Another option is to wait until after the student files the FAFSA for his or her senior year in college, when there will be no subsequent year's FAFSA to be affected, assuming that the student is not immediately going to graduate school. But this will limit the use of the gift tax exclusion under IRC section 2503(e) to just that year's tuition.
There are no explicit coordination restrictions, other than a requirement that contributions to a 529 college savings plan or prepaid tuition plan are not considered eligible for the unlimited gift tax exclusion. Instead, such contributions are subject to the annual gift tax exclusion and eligible for five-year gift tax averaging. For example, if an uncle gives $30,000 to his nephew’s prepaid tuition plan, which is greater than the annual gift tax exclusion, it will be treated as though $6,000 were given for each of five consecutive tax years starting with the year of the gift. Even though the proceeds of the prepaid tuition plan are used to pay only for tuition, it is not eligible for the unlimited gift tax exclusion since the contribution is paid to the prepaid tuition plan and not directly to a college or university.

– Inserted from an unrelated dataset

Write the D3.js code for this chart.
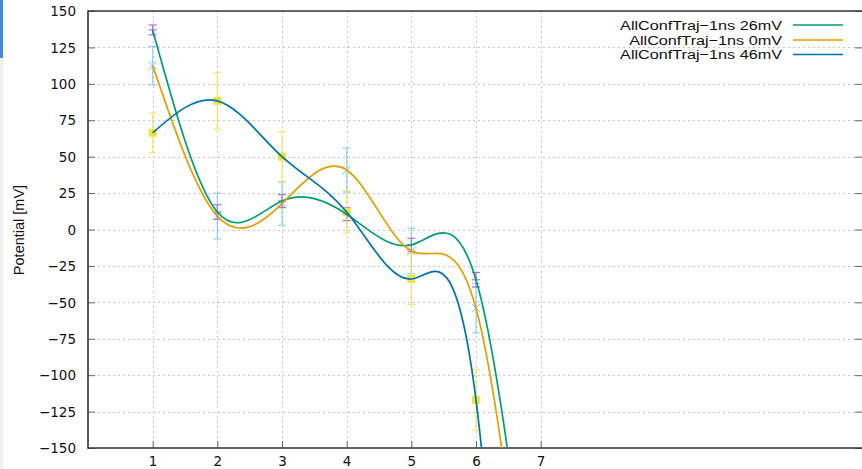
<!DOCTYPE html>
<html><head><meta charset="utf-8">
<script src="https://cdn.jsdelivr.net/npm/d3@7"></script>
<style>body{margin:0;background:#fff;} svg{display:block;}</style>
</head><body>
<script>
// ---- data ----
const xs = [1, 2, 3, 4, 5, 6];
const xTicks = [1, 2, 3, 4, 5, 6, 7];
const yTicks = [-150, -125, -100, -75, -50, -25, 0, 25, 50, 75, 100, 125, 150];
const seriesNames = ["AllConfTraj\u22121ns 26mV", "AllConfTraj\u22121ns 0mV", "AllConfTraj\u22121ns 46mV"];
// measured points (mean) and errors
const val26 = [137, 12, 19.5, 10.5, -10.5, -34.5];
const err26 = [3.4, 5, 4.5, 4.4, 4.5, 5];
const val0 = [112.5, 9.2, 17.8, 40.8, -14.8, -54];
const err0 = [13.2, 15.7, 14.9, 15.1, 15.6, 17];
const val46 = [66.4, 88.3, 50, 12, -34, -117];
const err46 = [13.5, 19.5, 17.3, 14.5, 17.5, 20.6];
// spline knots (the data plus the off-scale value at x=7)
const lineX = [1, 2, 3, 4, 5, 6, 7];
const line26 = [137, 12, 19.5, 10.5, -10.5, -34.5, -330];
const line0 = [112.5, 9.2, 17.8, 40.8, -14.8, -54, -370];
const line46 = [66.4, 88.3, 50, 12, -34, -117, -768];

const W = 862, H = 469;
const L = 88, R = 864, T = 11, B = 448;
const svg = d3.select("body").append("svg").attr("width", W).attr("height", H);

// window artefacts at left
svg.append("rect").attr("x", 0).attr("y", 0).attr("width", 3).attr("height", H).attr("fill", "#f0f0f0");
svg.append("rect").attr("x", 0).attr("y", 0).attr("width", 3).attr("height", 58).attr("fill", "#4a86e8");

const x = d3.scaleLinear().domain([0, 12]).range([L, R]);
const y = d3.scaleLinear().domain([-150, 150]).range([B, T]);

// grid
const grid = svg.append("g").attr("stroke", "#c8c8c8").attr("stroke-width", 1).attr("stroke-dasharray", "2,3");
grid.selectAll("line.gx").data(xTicks).join("line")
  .attr("x1", d => Math.round(x(d)) + 0.5).attr("x2", d => Math.round(x(d)) + 0.5)
  .attr("y1", T).attr("y2", B);
grid.selectAll("line.gy").data(yTicks.filter(d => d > -150 && d < 150)).join("line")
  .attr("x1", L).attr("x2", R)
  .attr("y1", d => Math.round(y(d)) + 0.5).attr("y2", d => Math.round(y(d)) + 0.5);

// axes
const yAxis = d3.axisLeft(y).tickValues(yTicks).tickSize(-7).tickPadding(12)
  .tickFormat(d => d < 0 ? "\u2212" + Math.abs(d) : String(d));
const gy = svg.append("g").attr("transform", `translate(${L},0)`).call(yAxis);
gy.select(".domain").remove();
gy.selectAll("line").attr("stroke", "#666");
gy.selectAll("text").attr("font-family", "DejaVu Sans").attr("font-size", 13.5).attr("fill", "#111").attr("dy", "0.35em");

const yAxisR = d3.axisRight(y).tickValues(yTicks).tickSize(-7).tickFormat("");
const gyr = svg.append("g").attr("transform", `translate(${R - 2},0)`).call(yAxisR);
gyr.select(".domain").remove();
gyr.selectAll("line").attr("stroke", "#666");

const xAxis = d3.axisBottom(x).tickValues(xTicks).tickSize(-7).tickPadding(8).tickFormat(d3.format("d"));
const gx = svg.append("g").attr("transform", `translate(0,${B})`).call(xAxis);
gx.select(".domain").remove();
gx.selectAll("line").attr("stroke", "#666");
gx.selectAll("text").attr("font-family", "DejaVu Sans").attr("font-size", 13.5).attr("fill", "#111");

// border
svg.append("path").attr("d", `M${R},${T}H${L}V${B}H${R}`).attr("fill", "none").attr("stroke", "#333").attr("stroke-width", 1.6);

// y label
svg.append("text").attr("transform", "translate(24,230) rotate(-90)").attr("text-anchor", "middle")
  .attr("font-family", "Liberation Sans").attr("font-size", 14.5).attr("fill", "#111").text("Potential [mV]");

// clip
svg.append("clipPath").attr("id", "clip").append("rect").attr("x", L).attr("y", T).attr("width", R - L).attr("height", B - T);
const plot = svg.append("g").attr("clip-path", "url(#clip)");

// error bars + markers
function errbars(vals, errs, color) {
  const g = plot.append("g").attr("stroke", color).attr("stroke-width", 1.2).attr("opacity", 0.6);
  xs.forEach((xv, i) => {
    const cx = x(xv), y1 = y(vals[i] + errs[i]), y2 = y(vals[i] - errs[i]);
    g.append("line").attr("x1", cx).attr("x2", cx).attr("y1", y1).attr("y2", y2);
    g.append("line").attr("x1", cx - 4).attr("x2", cx + 4).attr("y1", y1).attr("y2", y1);
    g.append("line").attr("x1", cx - 4).attr("x2", cx + 4).attr("y1", y2).attr("y2", y2);
  });
  return g;
}
const gP = errbars(val26, err26, "#9400d3");
xs.forEach((xv, i) => {
  const cx = x(xv), cy = y(val26[i]);
  gP.append("line").attr("x1", cx - 4).attr("x2", cx + 4).attr("y1", cy).attr("y2", cy);
});
const gS = errbars(val0, err0, "#56b4e9");
xs.forEach((xv, i) => {
  const cx = x(xv), cy = y(val0[i]);
  gS.append("path").attr("d", `M${cx - 4},${cy - 4}L${cx + 4},${cy + 4}M${cx - 4},${cy + 4}L${cx + 4},${cy - 4}`);
});
const gY = errbars(val46, err46, "#f0e442");
gY.attr("opacity", 0.75);
xs.forEach((xv, i) => {
  const cx = x(xv), cy = y(val46[i]);
  plot.append("rect").attr("x", cx - 4).attr("y", cy - 4).attr("width", 8).attr("height", 8).attr("fill", "#f0e442");
});

// spline lines
const lineGen = d3.line().x(d => x(d[0])).y(d => y(d[1])).curve(d3.curveNatural);
const colors = ["#009e73", "#e69f00", "#0072b2"];
[line26, line0, line46].forEach((vals, k) => {
  plot.append("path").datum(lineX.map((xv, i) => [xv, vals[i]]))
    .attr("d", lineGen).attr("fill", "none").attr("stroke", colors[k]).attr("stroke-width", 1.7);
});

// legend
const legY = [25, 40, 54.5];
seriesNames.forEach((nm, k) => {
  svg.append("text").attr("transform", `translate(782,${legY[k]}) scale(1.2,1)`).attr("dy", "0.35em").attr("text-anchor", "end")
    .attr("font-family", "Liberation Sans").attr("font-size", 13.5).attr("fill", "#111").text(nm);
  svg.append("line").attr("x1", 793).attr("x2", 843).attr("y1", legY[k]).attr("y2", legY[k])
    .attr("stroke", colors[k]).attr("stroke-width", 1.7);
});
</script>
</body></html>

Payments that qualify for the unlimited gift tax exclusion do not appear to affect eligibility for education tax benefits that are restricted to tuition, such as the American Opportunity Tax Credit or the exclusion from income for qualified scholarships, even though the exclusions are restricted to tuition payments.
Taxpayers who use the unlimited gift tax exclusion cannot deduct the payment as a charitable contribution, since the funds are earmarked for the benefit of a specific individual.
The payments must be made directly to the educational institution to qualify for the gift tax exclusion. Indirect payments, such as reimbursement of tuition paid by someone else or transfers to a trust fund that is established to pay for tuition expenses, are not eligible for the gift tax exclusion.
The unlimited gift tax exclusion is limited to payments of tuition. (The law does not mention fees, so amounts paid for required fees might not be eligible for the unlimited gift tax exclusion.) Amounts paid for books, supplies, room and board are not eligible unless included in a comprehensive tuition fee.
The donor does not need to be related to the beneficiary of the gift. The student may be enrolled part-time or full-time.
The statute limits the gift tax exclusion to payments of tuition to an educational organization that “normally maintains a regular faculty and curriculum and normally has a regularly enrolled body of pupils or students in attendance at the place where its educational activities are regularly carried on.” Foreign universities are eligible, as are unaccredited colleges.
There is no phaseout on eligibility for the gift tax exclusion.
The legislation authorizing the gift tax exclusion does not expire.